On 6/24/2016 4:36 PM, Fritz Mueller wrote:
Hi All,

In bringing up and debugging my PDP 11/45, I found that one of my GRA (M8101) spares has a failed ALU subsidiary ROM. It's a pretty standard little 32x8 ROM in a 16-pin DIP, and the truth table is in the 11/45 print set.

I wonder what the replacement options are for parts like these? In particular, given the 30ns micro-cycle on the KB11-A, and the fact that the propagation time for the ALU downstream of this is roughly 20ns on its own, I'd be worried that an off-the-shelf bipolar PROM might be too slow here.

I'm still a little slow on reading the microcode flows, so its not clear to me exactly how many micro-cycles there are on the critical path for the E-class instructions where this ROM is used.
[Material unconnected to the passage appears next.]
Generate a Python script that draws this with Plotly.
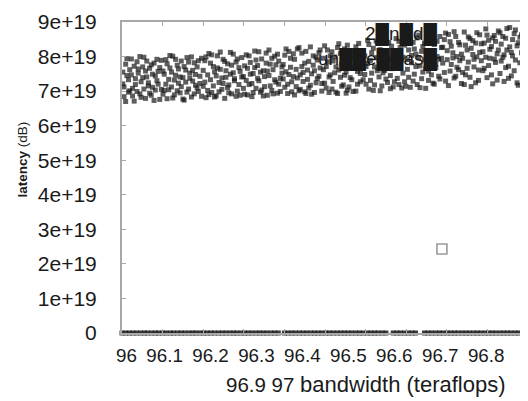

Maybe its not an issue.

Anybody every try replacing one of these with a bipolar PROM? Any other suggestions for how to repair parts like these?

        cheers,
             --FritzM.

Almost 100% certainty the part already there is a small bipolar TTL PROM. What would you think it otherwise might be?

For a lot of these logic replacement applications DEC used the open collector version, but it might be tristate variation. Check schematic.

Also, the microcycle on the 11/45 (and 11/70 for that matter, basically the same design) is 150ns, not 30ns.

There are various clock timing pulses (tp1, tp2, etc) but the datapath / control unit microcycle is 150ns.